Vinamilk seeks more foreign stakes


HA NOI (VNS) — The Viet Nam Dairy Products Joint Stock Company (Vinamilk) has proposed that the Government raise limits on foreign stakes to 100 per cent of the business, reports.
The dairy industry is not a sensitive one that affects national food security. The foreign investors‘ ownership of the majority stake in Vinamilk is not synonymous with the elimination of a Vietnamese trademark, but rather, it will support Vinamilk in penetrating the world market.
The proposal, which includes methods for selling State-owned capital in Vinamilk, has been sent to the Prime Minister and National Assembly’s Committee for Economic Affairs. It aims to enhance the effect of State divestment in the business and provides a divestment itinerary and the methods and norms for selecting investors.
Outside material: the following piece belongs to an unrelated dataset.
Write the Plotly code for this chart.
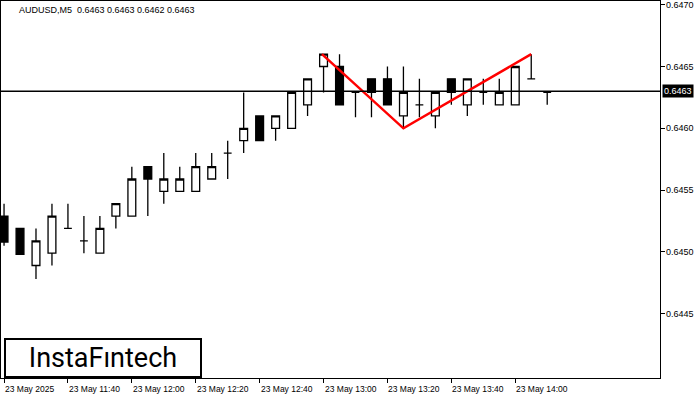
import plotly.graph_objects as go

opens  = [0.64529,0.64519,0.64489,0.64499,0.64519,0.64509,0.64499,0.64529,0.64529,0.64569,0.64549,0.64549,0.64549,0.64559,0.64580,0.64590,0.64610,0.64600,0.64600,0.64619,0.64650,0.64650,0.64629,0.64640,0.64640,0.64610,0.64619,0.64610,0.64640,0.64619,0.64629,0.64619,0.64619,0.64640,0.64629]
highs  = [0.64539,0.64519,0.64519,0.64539,0.64539,0.64529,0.64529,0.64539,0.64569,0.64569,0.64580,0.64569,0.64580,0.64580,0.64590,0.64629,0.64610,0.64610,0.64629,0.64640,0.64660,0.64660,0.64629,0.64640,0.64650,0.64650,0.64640,0.64629,0.64640,0.64640,0.64640,0.64640,0.64650,0.64660,0.64629]
lows   = [0.64505,0.64498,0.64478,0.64489,0.64519,0.64499,0.64499,0.64519,0.64529,0.64529,0.64539,0.64549,0.64549,0.64559,0.64559,0.64580,0.64590,0.64590,0.64600,0.64610,0.64629,0.64619,0.64609,0.64609,0.64619,0.64600,0.64609,0.64600,0.64619,0.64610,0.64619,0.64619,0.64619,0.64640,0.64619]
closes = [0.64508,0.64498,0.64509,0.64529,0.64519,0.64509,0.64519,0.64539,0.64559,0.64559,0.64559,0.64559,0.64569,0.64569,0.64580,0.64600,0.64590,0.64610,0.64629,0.64640,0.64660,0.64619,0.64629,0.64629,0.64619,0.64629,0.64619,0.64629,0.64629,0.64640,0.64629,0.64629,0.64650,0.64640,0.64629]

pattern_x = [19.9, 25, 33]
pattern_y = [0.64660, 0.64600, 0.64660]

tick_idx = [0, 4, 8, 12, 16, 20, 24, 28, 32]
tick_labels = ["23 May 2025", "23 May 11:40", "23 May 12:00", "23 May 12:20", "23 May 12:40",
               "23 May 13:00", "23 May 13:20", "23 May 13:40", "23 May 14:00"]
price_ticks = [0.6445, 0.6450, 0.6455, 0.6460, 0.6465, 0.6470]
current = 0.6463

idx = list(range(len(opens)))
fig = go.Figure()
fig.add_trace(go.Candlestick(
    x=idx, open=opens, high=highs, low=lows, close=closes,
    increasing=dict(line=dict(color="black", width=1.3), fillcolor="white"),
    decreasing=dict(line=dict(color="black", width=1.3), fillcolor="black"),
    whiskerwidth=0, showlegend=False, hoverinfo="skip"))
fig.add_hline(y=current, line=dict(color="black", width=1.3))
fig.add_trace(go.Scatter(x=pattern_x, y=pattern_y, mode="lines",
                         line=dict(color="#ff0000", width=2.5), showlegend=False))

annotations = [
    dict(xref="paper", yref="paper", x=0.025, y=0.995, xanchor="left", yanchor="top",
         text="AUDUSD,M5  0.6463 0.6463 0.6462 0.6463", showarrow=False, font=dict(size=9)),
    dict(xref="paper", yref="paper", x=0.005, y=0.0, xanchor="left", yanchor="bottom",
         text="InstaFıntech", showarrow=False, font=dict(size=27, color="black", family="Roboto"),
         bgcolor="white", bordercolor="black", borderwidth=2, borderpad=2, width=190),
]
for i, t in zip(tick_idx, tick_labels):
    annotations.append(dict(xref="x", yref="paper", x=i, y=0, xanchor="left", yanchor="top",
                            yshift=-4, xshift=-1, text=t, showarrow=False, font=dict(size=8.5)))
for p in price_ticks:
    if abs(p - current) > 0.00015:
        annotations.append(dict(xref="paper", yref="y", x=1.0, y=p, xanchor="left",
                                yanchor="middle", xshift=4, text=f"{p:.4f}", showarrow=False,
                                font=dict(size=9)))
annotations.append(dict(xref="paper", yref="y", x=1.0, y=current, xanchor="left", yanchor="middle",
                        xshift=2, text=f"{current:.4f}", showarrow=False, bgcolor="black",
                        font=dict(size=9, color="white"), borderpad=1))

fig.update_layout(
    width=700, height=400, margin=dict(l=1, r=40, t=1, b=22, pad=0, autoexpand=False),
    plot_bgcolor="white", paper_bgcolor="white",
    font=dict(family="Liberation Sans", size=9, color="black"),
    xaxis=dict(range=[-0.19, 41.06], rangeslider=dict(visible=False),
               tickvals=tick_idx, showticklabels=False,
               ticks="outside", ticklen=4, tickcolor="black", showgrid=False, zeroline=False,
               showline=True, linecolor="black", mirror=True),
    yaxis=dict(range=[0.64398, 0.64703], side="right", tickvals=price_ticks, showticklabels=False,
               ticks="outside", ticklen=4, tickcolor="black",
               showgrid=False, zeroline=False, showline=True, linecolor="black", mirror=True),
    annotations=annotations)
fig.write_html("out.html", config={"displayModeBar": False},
               post_script="document.body.style.margin='0';document.body.style.overflow='hidden';")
The business has asked the Government to quickly announce the State’s capital divestment itinerary to help investors prepare. Vinamilk said this was the right time for a divestment. The itinerary should be divided into three stages, and each should feature a minimum divestment of 10 per cent of Vinamilk’s charter capital.
Vinamilk said it was necessary to hire an international financial consulting organisation to hold auctions. Meanwhile, the norms for selecting investors to take part in the auction should be discussed with Vinamilk to secure the company’s operations after the State has divested its capital.
The State Capital Investment Company (SCIC) holds 45.1 per cent of Vinamilk’s stakes, worth almost $2.5 billion, which is too high a price for most domestic investors.
The company is the largest listed company in Viet Nam, with a market value of VND127.2 trillion ($5.7 billion), as of October 14.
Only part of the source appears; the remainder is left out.